Senior DevOps / Platform Engineer
RainTech
Location
Onsite
Employment Type
Full-time
About This Role
- •Manage RKE2 Kubernetes clusters across multiple node roles (control plane, compute workers, GPU workers, storage nodes), including cluster bootstrapping, upgrades, etcd backup and restore, and node lifecycle management
- •Build and maintain GitOps pipelines using ArgoCD and GitLab CI/CD: Helm chart packaging, image promotion workflows (dev to staging to production), and environment-specific configuration management
- •Operate and configure platform services: Kong (API gateway), Keycloak (identity), Vault (secrets), and GitLab (CI/CD and container registry)
- •Implement observability: Prometheus for metrics, Grafana for dashboards, centralized logging (Loki or Elasticsearch), and alerting with on-call routing
- •Manage Ceph integration at the Kubernetes level: CSI driver, StorageClass definitions, and PVC troubleshooting
- •Manage GPU workload scheduling: NVIDIA device plugin, resource quotas for GPU pods, and utilization monitoring
- •Automate operational tasks: certificate rotation, secret rotation, backup verification, and capacity planning
- •Collaborate closely with backend engineering teams to design, deploy, troubleshoot, and optimize applications running on Kubernetes and the supporting infrastructure stack.
What We're Looking For
- ✓5+ years in DevOps, SRE, or Platform engineering, with at least 2 years managing self-hosted production Kubernetes clusters (not managed K8s)
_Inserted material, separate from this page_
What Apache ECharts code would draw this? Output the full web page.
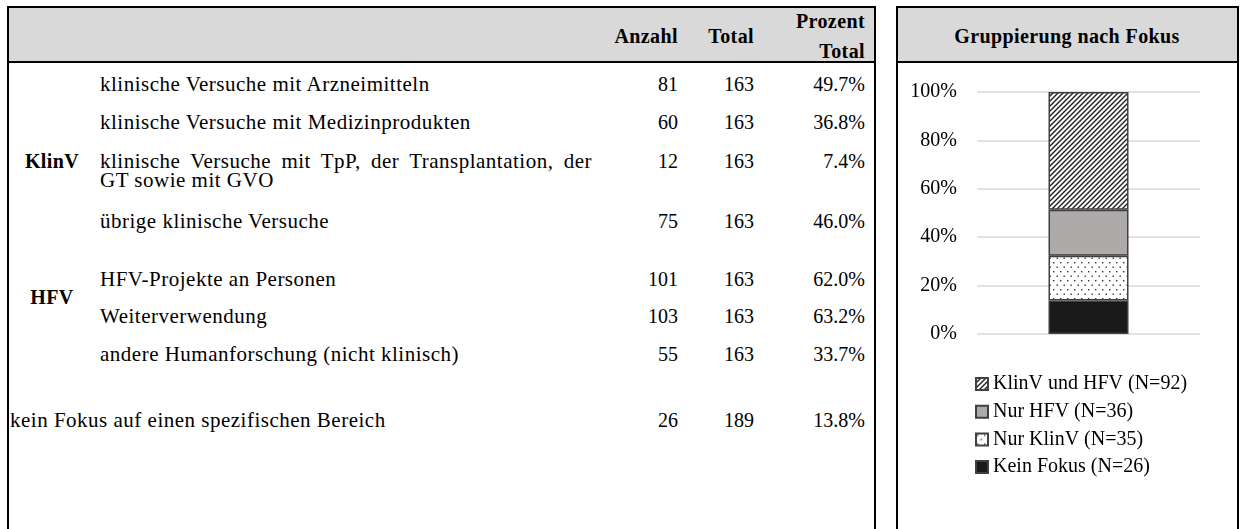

- ✓Strong software engineering background, preferably in backend development, with a solid understanding of application architecture and software development lifecycle (SDLC).
- ✓At least 2–3 years of hands-on experience operating self-managed Kubernetes clusters in production (RKE2, kubeadm, or equivalent), not limited to managed Kubernetes services such as EKS, GKE, or AKS.
- ✓Strong understanding of core infrastructure components, including databases, message brokers, container registries, storage systems, and deployment automation.
- ✓Able to troubleshoot application and infrastructure issues across the full platform stack.
- ✓Has operated stateful workloads on Kubernetes in production (databases, Kafka, Ceph, or equivalent)
- ✓Production experience operating at least one of: Kong, Keycloak, Vault, or equivalent service in each category (API gateway, identity provider, secret manager)
- ✓Has built CI/CD pipelines from scratch for a team of 5+ engineers using GitLab CI or equivalent
- ✓Has authored Helm charts and deployed applications through ArgoCD or equivalent GitOps tooling
- ✓Preferred
- ✓Experience with Thanos or Cortex for long-term Prometheus metric storage
- ✓Direct experience with Ceph CSI or Rook-Ceph on Kubernetes
- ✓Has managed GPU workloads on Kubernetes (NVIDIA device plugin)
- ✓NetworkPolicy design experience with Calico or Cilium
- ✓Terraform experience for infrastructure-as-code
- ✓Experience working closely with backend engineering teams and supporting production application deployments.
- ✓Experience administering self-hosted Kubernetes environments rather than primarily managed cloud Kubernetes services.